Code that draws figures

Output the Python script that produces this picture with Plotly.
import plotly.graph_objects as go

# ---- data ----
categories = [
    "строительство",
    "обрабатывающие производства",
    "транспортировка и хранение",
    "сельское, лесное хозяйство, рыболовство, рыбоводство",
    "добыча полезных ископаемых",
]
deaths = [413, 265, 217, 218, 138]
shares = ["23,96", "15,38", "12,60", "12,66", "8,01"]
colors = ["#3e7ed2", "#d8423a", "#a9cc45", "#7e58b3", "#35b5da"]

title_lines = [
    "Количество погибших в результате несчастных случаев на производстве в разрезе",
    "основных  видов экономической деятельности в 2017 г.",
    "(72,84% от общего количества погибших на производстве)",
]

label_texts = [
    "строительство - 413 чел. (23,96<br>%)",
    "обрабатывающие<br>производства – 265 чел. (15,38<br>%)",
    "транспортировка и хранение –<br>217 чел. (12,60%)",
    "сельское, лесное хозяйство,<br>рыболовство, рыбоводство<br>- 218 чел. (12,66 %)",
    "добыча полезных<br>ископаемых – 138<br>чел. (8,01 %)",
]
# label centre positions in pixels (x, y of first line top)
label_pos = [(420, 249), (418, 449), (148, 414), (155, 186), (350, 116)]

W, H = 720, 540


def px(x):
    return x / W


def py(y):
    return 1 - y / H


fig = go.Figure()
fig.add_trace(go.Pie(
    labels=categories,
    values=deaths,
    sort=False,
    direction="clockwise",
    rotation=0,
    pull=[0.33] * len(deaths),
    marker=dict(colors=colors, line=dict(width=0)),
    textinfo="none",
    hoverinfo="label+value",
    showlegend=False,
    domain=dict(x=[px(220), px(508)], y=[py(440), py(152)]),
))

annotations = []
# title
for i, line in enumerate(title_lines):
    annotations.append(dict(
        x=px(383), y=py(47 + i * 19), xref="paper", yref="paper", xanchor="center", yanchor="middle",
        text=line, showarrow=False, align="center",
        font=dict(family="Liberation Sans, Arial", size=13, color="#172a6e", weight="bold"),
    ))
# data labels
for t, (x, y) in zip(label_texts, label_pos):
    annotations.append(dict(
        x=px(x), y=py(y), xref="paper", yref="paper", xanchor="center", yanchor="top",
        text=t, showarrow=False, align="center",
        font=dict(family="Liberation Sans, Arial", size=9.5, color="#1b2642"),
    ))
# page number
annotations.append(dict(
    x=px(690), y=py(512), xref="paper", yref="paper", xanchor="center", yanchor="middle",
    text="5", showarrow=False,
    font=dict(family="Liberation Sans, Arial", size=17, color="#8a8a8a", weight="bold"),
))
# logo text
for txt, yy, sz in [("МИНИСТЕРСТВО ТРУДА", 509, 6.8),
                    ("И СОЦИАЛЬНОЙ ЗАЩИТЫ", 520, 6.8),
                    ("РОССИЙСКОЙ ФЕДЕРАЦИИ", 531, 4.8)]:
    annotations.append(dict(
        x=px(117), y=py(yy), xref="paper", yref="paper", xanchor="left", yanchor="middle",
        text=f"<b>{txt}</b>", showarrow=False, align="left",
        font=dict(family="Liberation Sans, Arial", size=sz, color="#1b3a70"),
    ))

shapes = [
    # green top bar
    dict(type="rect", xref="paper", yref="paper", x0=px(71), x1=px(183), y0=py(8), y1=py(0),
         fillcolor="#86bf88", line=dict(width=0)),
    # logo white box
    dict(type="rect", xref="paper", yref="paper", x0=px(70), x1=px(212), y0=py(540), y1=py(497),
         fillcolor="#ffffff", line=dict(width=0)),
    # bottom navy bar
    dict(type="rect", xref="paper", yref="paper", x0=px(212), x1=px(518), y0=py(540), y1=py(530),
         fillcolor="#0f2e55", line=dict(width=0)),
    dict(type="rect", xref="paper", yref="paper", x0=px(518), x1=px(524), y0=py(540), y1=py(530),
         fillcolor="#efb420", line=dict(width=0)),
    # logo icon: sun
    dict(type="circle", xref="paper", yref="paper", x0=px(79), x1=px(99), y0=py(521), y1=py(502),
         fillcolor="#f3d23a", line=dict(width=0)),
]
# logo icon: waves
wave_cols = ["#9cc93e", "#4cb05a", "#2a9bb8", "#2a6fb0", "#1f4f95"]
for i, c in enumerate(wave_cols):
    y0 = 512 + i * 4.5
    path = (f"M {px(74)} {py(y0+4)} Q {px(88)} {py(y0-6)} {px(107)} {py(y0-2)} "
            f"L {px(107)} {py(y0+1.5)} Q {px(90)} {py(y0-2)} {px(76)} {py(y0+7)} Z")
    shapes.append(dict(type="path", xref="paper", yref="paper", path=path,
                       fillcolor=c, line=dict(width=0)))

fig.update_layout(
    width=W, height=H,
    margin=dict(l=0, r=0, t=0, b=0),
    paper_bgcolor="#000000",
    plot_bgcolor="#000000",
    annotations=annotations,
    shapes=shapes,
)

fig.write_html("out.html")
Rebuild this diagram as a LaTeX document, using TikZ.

> **Given problem**
Print the whole listing exactly as it is.

> **Complete response**
Output the Python script that produces this picture with Plotly.
import plotly.graph_objects as go

# ---- data ----
categories = [
    "строительство",
    "обрабатывающие производства",
    "транспортировка и хранение",
    "сельское, лесное хозяйство, рыболовство, рыбоводство",
    "добыча полезных ископаемых",
]
deaths = [413, 265, 217, 218, 138]
shares = ["23,96", "15,38", "12,60", "12,66", "8,01"]
colors = ["#3e7ed2", "#d8423a", "#a9cc45", "#7e58b3", "#35b5da"]

title_lines = [
    "Количество погибших в результате несчастных случаев на производстве в разрезе",
    "основных  видов экономической деятельности в 2017 г.",
    "(72,84% от общего количества погибших на производстве)",
]

label_texts = [
    "строительство - 413 чел. (23,96<br>%)",
    "обрабатывающие<br>производства – 265 чел. (15,38<br>%)",
    "транспортировка и хранение –<br>217 чел. (12,60%)",
    "сельское, лесное хозяйство,<br>рыболовство, рыбоводство<br>- 218 чел. (12,66 %)",
    "добыча полезных<br>ископаемых – 138<br>чел. (8,01 %)",
]
# label centre positions in pixels (x, y of first line top)
label_pos = [(420, 249), (418, 449), (148, 414), (155, 186), (350, 116)]

W, H = 720, 540


def px(x):
    return x / W


def py(y):
    return 1 - y / H


fig = go.Figure()
fig.add_trace(go.Pie(
    labels=categories,
    values=deaths,
    sort=False,
    direction="clockwise",
    rotation=0,
    pull=[0.33] * len(deaths),
    marker=dict(colors=colors, line=dict(width=0)),
    textinfo="none",
    hoverinfo="label+value",
    showlegend=False,
    domain=dict(x=[px(220), px(508)], y=[py(440), py(152)]),
))

annotations = []
# title
for i, line in enumerate(title_lines):
    annotations.append(dict(
        x=px(383), y=py(47 + i * 19), xref="paper", yref="paper", xanchor="center", yanchor="middle",
        text=line, showarrow=False, align="center",
        font=dict(family="Liberation Sans, Arial", size=13, color="#172a6e", weight="bold"),
    ))
# data labels
for t, (x, y) in zip(label_texts, label_pos):
    annotations.append(dict(
        x=px(x), y=py(y), xref="paper", yref="paper", xanchor="center", yanchor="top",
        text=t, showarrow=False, align="center",
        font=dict(family="Liberation Sans, Arial", size=9.5, color="#1b2642"),
    ))
# page number
annotations.append(dict(
    x=px(690), y=py(512), xref="paper", yref="paper", xanchor="center", yanchor="middle",
    text="5", showarrow=False,
    font=dict(family="Liberation Sans, Arial", size=17, color="#8a8a8a", weight="bold"),
))
# logo text
for txt, yy, sz in [("МИНИСТЕРСТВО ТРУДА", 509, 6.8),
                    ("И СОЦИАЛЬНОЙ ЗАЩИТЫ", 520, 6.8),
                    ("РОССИЙСКОЙ ФЕДЕРАЦИИ", 531, 4.8)]:
    annotations.append(dict(
        x=px(117), y=py(yy), xref="paper", yref="paper", xanchor="left", yanchor="middle",
        text=f"<b>{txt}</b>", showarrow=False, align="left",
        font=dict(family="Liberation Sans, Arial", size=sz, color="#1b3a70"),
    ))

shapes = [
    # green top bar
    dict(type="rect", xref="paper", yref="paper", x0=px(71), x1=px(183), y0=py(8), y1=py(0),
         fillcolor="#86bf88", line=dict(width=0)),
    # logo white box
    dict(type="rect", xref="paper", yref="paper", x0=px(70), x1=px(212), y0=py(540), y1=py(497),
         fillcolor="#ffffff", line=dict(width=0)),
    # bottom navy bar
    dict(type="rect", xref="paper", yref="paper", x0=px(212), x1=px(518), y0=py(540), y1=py(530),
         fillcolor="#0f2e55", line=dict(width=0)),
    dict(type="rect", xref="paper", yref="paper", x0=px(518), x1=px(524), y0=py(540), y1=py(530),
         fillcolor="#efb420", line=dict(width=0)),
    # logo icon: sun
    dict(type="circle", xref="paper", yref="paper", x0=px(79), x1=px(99), y0=py(521), y1=py(502),
         fillcolor="#f3d23a", line=dict(width=0)),
]
# logo icon: waves
wave_cols = ["#9cc93e", "#4cb05a", "#2a9bb8", "#2a6fb0", "#1f4f95"]
for i, c in enumerate(wave_cols):
    y0 = 512 + i * 4.5
    path = (f"M {px(74)} {py(y0+4)} Q {px(88)} {py(y0-6)} {px(107)} {py(y0-2)} "
            f"L {px(107)} {py(y0+1.5)} Q {px(90)} {py(y0-2)} {px(76)} {py(y0+7)} Z")
    shapes.append(dict(type="path", xref="paper", yref="paper", path=path,
                       fillcolor=c, line=dict(width=0)))

fig.update_layout(
    width=W, height=H,
    margin=dict(l=0, r=0, t=0, b=0),
    paper_bgcolor="#000000",
    plot_bgcolor="#000000",
    annotations=annotations,
    shapes=shapes,
)

fig.write_html("out.html")
Rebuild this diagram as a LaTeX document, using TikZ.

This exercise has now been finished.